## Information provided
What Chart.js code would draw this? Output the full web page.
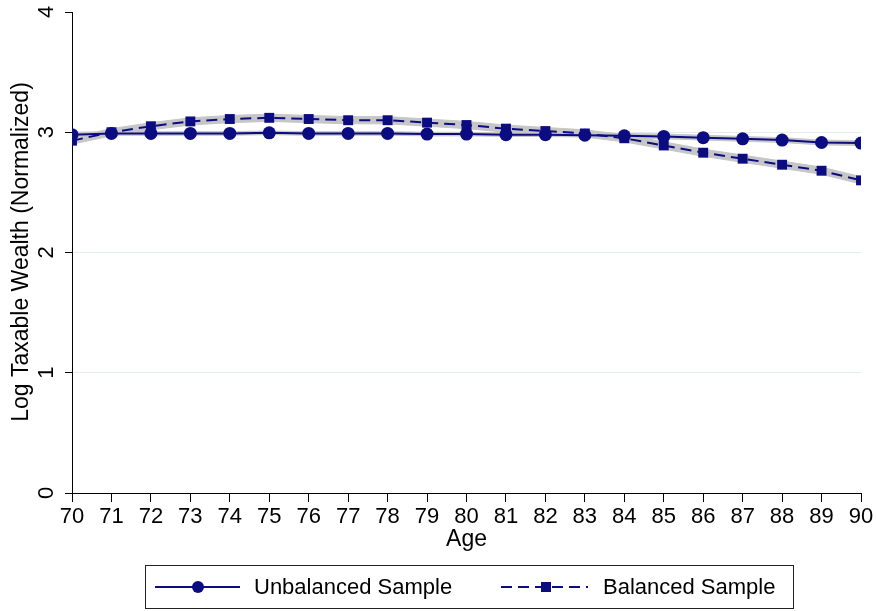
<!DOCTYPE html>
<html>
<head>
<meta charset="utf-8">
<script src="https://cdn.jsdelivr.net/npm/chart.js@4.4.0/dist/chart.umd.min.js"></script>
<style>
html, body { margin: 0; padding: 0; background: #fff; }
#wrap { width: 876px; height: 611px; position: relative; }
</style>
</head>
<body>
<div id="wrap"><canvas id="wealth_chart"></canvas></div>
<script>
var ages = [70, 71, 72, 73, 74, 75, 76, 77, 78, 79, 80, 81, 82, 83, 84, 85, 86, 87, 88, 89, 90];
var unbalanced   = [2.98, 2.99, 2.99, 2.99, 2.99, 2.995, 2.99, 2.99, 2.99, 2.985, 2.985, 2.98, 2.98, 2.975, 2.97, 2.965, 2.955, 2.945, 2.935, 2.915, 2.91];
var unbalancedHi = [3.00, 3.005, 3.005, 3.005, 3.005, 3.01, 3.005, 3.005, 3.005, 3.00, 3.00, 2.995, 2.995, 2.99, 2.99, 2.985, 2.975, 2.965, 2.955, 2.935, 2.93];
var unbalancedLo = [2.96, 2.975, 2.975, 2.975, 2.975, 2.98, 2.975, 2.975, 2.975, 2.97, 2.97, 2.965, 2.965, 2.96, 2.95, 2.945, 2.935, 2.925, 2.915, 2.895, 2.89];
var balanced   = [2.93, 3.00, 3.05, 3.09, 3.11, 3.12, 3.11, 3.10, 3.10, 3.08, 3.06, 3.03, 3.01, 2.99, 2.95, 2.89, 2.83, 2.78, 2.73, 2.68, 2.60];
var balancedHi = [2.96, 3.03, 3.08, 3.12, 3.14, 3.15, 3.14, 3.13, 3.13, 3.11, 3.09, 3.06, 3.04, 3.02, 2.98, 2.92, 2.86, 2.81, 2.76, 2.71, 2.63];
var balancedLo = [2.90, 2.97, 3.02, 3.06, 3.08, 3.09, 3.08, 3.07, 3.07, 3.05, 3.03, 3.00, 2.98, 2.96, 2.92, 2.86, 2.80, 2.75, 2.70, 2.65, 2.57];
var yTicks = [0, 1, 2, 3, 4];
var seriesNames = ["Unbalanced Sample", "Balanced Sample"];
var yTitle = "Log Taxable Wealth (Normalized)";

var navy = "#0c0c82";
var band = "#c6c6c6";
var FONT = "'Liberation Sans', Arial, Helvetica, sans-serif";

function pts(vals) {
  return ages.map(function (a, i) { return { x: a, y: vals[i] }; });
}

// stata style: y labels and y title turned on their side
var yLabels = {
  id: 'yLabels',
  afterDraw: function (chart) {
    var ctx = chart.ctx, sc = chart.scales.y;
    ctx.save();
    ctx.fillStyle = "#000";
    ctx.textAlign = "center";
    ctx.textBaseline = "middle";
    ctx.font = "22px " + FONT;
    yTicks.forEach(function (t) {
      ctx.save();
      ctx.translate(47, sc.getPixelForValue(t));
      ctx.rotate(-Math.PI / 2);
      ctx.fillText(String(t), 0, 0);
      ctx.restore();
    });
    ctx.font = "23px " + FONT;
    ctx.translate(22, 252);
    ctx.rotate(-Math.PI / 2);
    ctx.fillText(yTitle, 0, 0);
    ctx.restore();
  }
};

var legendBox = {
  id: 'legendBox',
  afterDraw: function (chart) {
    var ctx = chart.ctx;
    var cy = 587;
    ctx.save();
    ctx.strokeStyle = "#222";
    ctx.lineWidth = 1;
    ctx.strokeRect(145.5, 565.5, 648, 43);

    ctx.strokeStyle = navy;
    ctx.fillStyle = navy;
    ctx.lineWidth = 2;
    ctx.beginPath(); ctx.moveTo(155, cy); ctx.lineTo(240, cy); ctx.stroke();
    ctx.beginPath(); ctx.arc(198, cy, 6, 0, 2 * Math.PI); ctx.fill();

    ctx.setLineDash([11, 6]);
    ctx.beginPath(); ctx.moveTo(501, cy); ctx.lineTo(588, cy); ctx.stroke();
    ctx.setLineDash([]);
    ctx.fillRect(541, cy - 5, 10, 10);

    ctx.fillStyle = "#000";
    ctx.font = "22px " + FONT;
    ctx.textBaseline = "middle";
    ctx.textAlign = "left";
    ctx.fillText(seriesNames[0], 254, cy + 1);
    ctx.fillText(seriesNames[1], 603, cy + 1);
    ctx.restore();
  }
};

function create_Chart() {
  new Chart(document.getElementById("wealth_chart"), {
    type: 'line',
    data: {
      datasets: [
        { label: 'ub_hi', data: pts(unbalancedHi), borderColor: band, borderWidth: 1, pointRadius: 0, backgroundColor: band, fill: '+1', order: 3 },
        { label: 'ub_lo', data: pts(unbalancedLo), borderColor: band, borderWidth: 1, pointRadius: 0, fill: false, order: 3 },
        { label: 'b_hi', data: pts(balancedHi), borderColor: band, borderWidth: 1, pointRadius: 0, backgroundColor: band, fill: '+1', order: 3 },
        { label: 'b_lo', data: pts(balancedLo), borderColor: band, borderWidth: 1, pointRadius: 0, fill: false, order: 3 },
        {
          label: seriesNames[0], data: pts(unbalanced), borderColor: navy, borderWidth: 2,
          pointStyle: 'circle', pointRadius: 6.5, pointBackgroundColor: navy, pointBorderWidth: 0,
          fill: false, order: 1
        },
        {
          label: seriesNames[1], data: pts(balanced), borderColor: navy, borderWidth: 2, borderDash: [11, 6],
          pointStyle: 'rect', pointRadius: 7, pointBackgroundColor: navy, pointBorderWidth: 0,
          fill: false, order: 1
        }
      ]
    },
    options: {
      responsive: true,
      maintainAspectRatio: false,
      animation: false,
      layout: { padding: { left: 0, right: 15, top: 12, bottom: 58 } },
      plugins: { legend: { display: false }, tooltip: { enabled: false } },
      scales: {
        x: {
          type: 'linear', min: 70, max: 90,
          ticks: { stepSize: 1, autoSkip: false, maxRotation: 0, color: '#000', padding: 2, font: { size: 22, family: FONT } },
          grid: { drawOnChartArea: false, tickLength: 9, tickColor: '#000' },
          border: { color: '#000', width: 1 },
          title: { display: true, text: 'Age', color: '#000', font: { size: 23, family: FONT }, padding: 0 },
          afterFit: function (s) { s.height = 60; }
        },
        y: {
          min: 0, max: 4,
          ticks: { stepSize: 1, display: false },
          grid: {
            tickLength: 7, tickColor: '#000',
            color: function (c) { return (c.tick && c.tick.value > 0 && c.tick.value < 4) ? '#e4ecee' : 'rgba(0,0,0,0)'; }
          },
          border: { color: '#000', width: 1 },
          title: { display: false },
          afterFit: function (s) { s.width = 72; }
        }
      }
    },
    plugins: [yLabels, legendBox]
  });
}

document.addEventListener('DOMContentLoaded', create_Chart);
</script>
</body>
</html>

## Instructions for the task
Transcribe the preceding listing in its entirety and with exact wording, leaving out pictures.

## Solution for this problem
What Chart.js code would draw this? Output the full web page.
<!DOCTYPE html>
<html>
<head>
<meta charset="utf-8">
<script src="https://cdn.jsdelivr.net/npm/chart.js@4.4.0/dist/chart.umd.min.js"></script>
<style>
html, body { margin: 0; padding: 0; background: #fff; }
#wrap { width: 876px; height: 611px; position: relative; }
</style>
</head>
<body>
<div id="wrap"><canvas id="wealth_chart"></canvas></div>
<script>
var ages = [70, 71, 72, 73, 74, 75, 76, 77, 78, 79, 80, 81, 82, 83, 84, 85, 86, 87, 88, 89, 90];
var unbalanced   = [2.98, 2.99, 2.99, 2.99, 2.99, 2.995, 2.99, 2.99, 2.99, 2.985, 2.985, 2.98, 2.98, 2.975, 2.97, 2.965, 2.955, 2.945, 2.935, 2.915, 2.91];
var unbalancedHi = [3.00, 3.005, 3.005, 3.005, 3.005, 3.01, 3.005, 3.005, 3.005, 3.00, 3.00, 2.995, 2.995, 2.99, 2.99, 2.985, 2.975, 2.965, 2.955, 2.935, 2.93];
var unbalancedLo = [2.96, 2.975, 2.975, 2.975, 2.975, 2.98, 2.975, 2.975, 2.975, 2.97, 2.97, 2.965, 2.965, 2.96, 2.95, 2.945, 2.935, 2.925, 2.915, 2.895, 2.89];
var balanced   = [2.93, 3.00, 3.05, 3.09, 3.11, 3.12, 3.11, 3.10, 3.10, 3.08, 3.06, 3.03, 3.01, 2.99, 2.95, 2.89, 2.83, 2.78, 2.73, 2.68, 2.60];
var balancedHi = [2.96, 3.03, 3.08, 3.12, 3.14, 3.15, 3.14, 3.13, 3.13, 3.11, 3.09, 3.06, 3.04, 3.02, 2.98, 2.92, 2.86, 2.81, 2.76, 2.71, 2.63];
var balancedLo = [2.90, 2.97, 3.02, 3.06, 3.08, 3.09, 3.08, 3.07, 3.07, 3.05, 3.03, 3.00, 2.98, 2.96, 2.92, 2.86, 2.80, 2.75, 2.70, 2.65, 2.57];
var yTicks = [0, 1, 2, 3, 4];
var seriesNames = ["Unbalanced Sample", "Balanced Sample"];
var yTitle = "Log Taxable Wealth (Normalized)";

var navy = "#0c0c82";
var band = "#c6c6c6";
var FONT = "'Liberation Sans', Arial, Helvetica, sans-serif";

function pts(vals) {
  return ages.map(function (a, i) { return { x: a, y: vals[i] }; });
}

// stata style: y labels and y title turned on their side
var yLabels = {
  id: 'yLabels',
  afterDraw: function (chart) {
    var ctx = chart.ctx, sc = chart.scales.y;
    ctx.save();
    ctx.fillStyle = "#000";
    ctx.textAlign = "center";
    ctx.textBaseline = "middle";
    ctx.font = "22px " + FONT;
    yTicks.forEach(function (t) {
      ctx.save();
      ctx.translate(47, sc.getPixelForValue(t));
      ctx.rotate(-Math.PI / 2);
      ctx.fillText(String(t), 0, 0);
      ctx.restore();
    });
    ctx.font = "23px " + FONT;
    ctx.translate(22, 252);
    ctx.rotate(-Math.PI / 2);
    ctx.fillText(yTitle, 0, 0);
    ctx.restore();
  }
};

var legendBox = {
  id: 'legendBox',
  afterDraw: function (chart) {
    var ctx = chart.ctx;
    var cy = 587;
    ctx.save();
    ctx.strokeStyle = "#222";
    ctx.lineWidth = 1;
    ctx.strokeRect(145.5, 565.5, 648, 43);

    ctx.strokeStyle = navy;
    ctx.fillStyle = navy;
    ctx.lineWidth = 2;
    ctx.beginPath(); ctx.moveTo(155, cy); ctx.lineTo(240, cy); ctx.stroke();
    ctx.beginPath(); ctx.arc(198, cy, 6, 0, 2 * Math.PI); ctx.fill();

    ctx.setLineDash([11, 6]);
    ctx.beginPath(); ctx.moveTo(501, cy); ctx.lineTo(588, cy); ctx.stroke();
    ctx.setLineDash([]);
    ctx.fillRect(541, cy - 5, 10, 10);

    ctx.fillStyle = "#000";
    ctx.font = "22px " + FONT;
    ctx.textBaseline = "middle";
    ctx.textAlign = "left";
    ctx.fillText(seriesNames[0], 254, cy + 1);
    ctx.fillText(seriesNames[1], 603, cy + 1);
    ctx.restore();
  }
};

function create_Chart() {
  new Chart(document.getElementById("wealth_chart"), {
    type: 'line',
    data: {
      datasets: [
        { label: 'ub_hi', data: pts(unbalancedHi), borderColor: band, borderWidth: 1, pointRadius: 0, backgroundColor: band, fill: '+1', order: 3 },
        { label: 'ub_lo', data: pts(unbalancedLo), borderColor: band, borderWidth: 1, pointRadius: 0, fill: false, order: 3 },
        { label: 'b_hi', data: pts(balancedHi), borderColor: band, borderWidth: 1, pointRadius: 0, backgroundColor: band, fill: '+1', order: 3 },
        { label: 'b_lo', data: pts(balancedLo), borderColor: band, borderWidth: 1, pointRadius: 0, fill: false, order: 3 },
        {
          label: seriesNames[0], data: pts(unbalanced), borderColor: navy, borderWidth: 2,
          pointStyle: 'circle', pointRadius: 6.5, pointBackgroundColor: navy, pointBorderWidth: 0,
          fill: false, order: 1
        },
        {
          label: seriesNames[1], data: pts(balanced), borderColor: navy, borderWidth: 2, borderDash: [11, 6],
          pointStyle: 'rect', pointRadius: 7, pointBackgroundColor: navy, pointBorderWidth: 0,
          fill: false, order: 1
        }
      ]
    },
    options: {
      responsive: true,
      maintainAspectRatio: false,
      animation: false,
      layout: { padding: { left: 0, right: 15, top: 12, bottom: 58 } },
      plugins: { legend: { display: false }, tooltip: { enabled: false } },
      scales: {
        x: {
          type: 'linear', min: 70, max: 90,
          ticks: { stepSize: 1, autoSkip: false, maxRotation: 0, color: '#000', padding: 2, font: { size: 22, family: FONT } },
          grid: { drawOnChartArea: false, tickLength: 9, tickColor: '#000' },
          border: { color: '#000', width: 1 },
          title: { display: true, text: 'Age', color: '#000', font: { size: 23, family: FONT }, padding: 0 },
          afterFit: function (s) { s.height = 60; }
        },
        y: {
          min: 0, max: 4,
          ticks: { stepSize: 1, display: false },
          grid: {
            tickLength: 7, tickColor: '#000',
            color: function (c) { return (c.tick && c.tick.value > 0 && c.tick.value < 4) ? '#e4ecee' : 'rgba(0,0,0,0)'; }
          },
          border: { color: '#000', width: 1 },
          title: { display: false },
          afterFit: function (s) { s.width = 72; }
        }
      }
    },
    plugins: [yLabels, legendBox]
  });
}

document.addEventListener('DOMContentLoaded', create_Chart);
</script>
</body>
</html>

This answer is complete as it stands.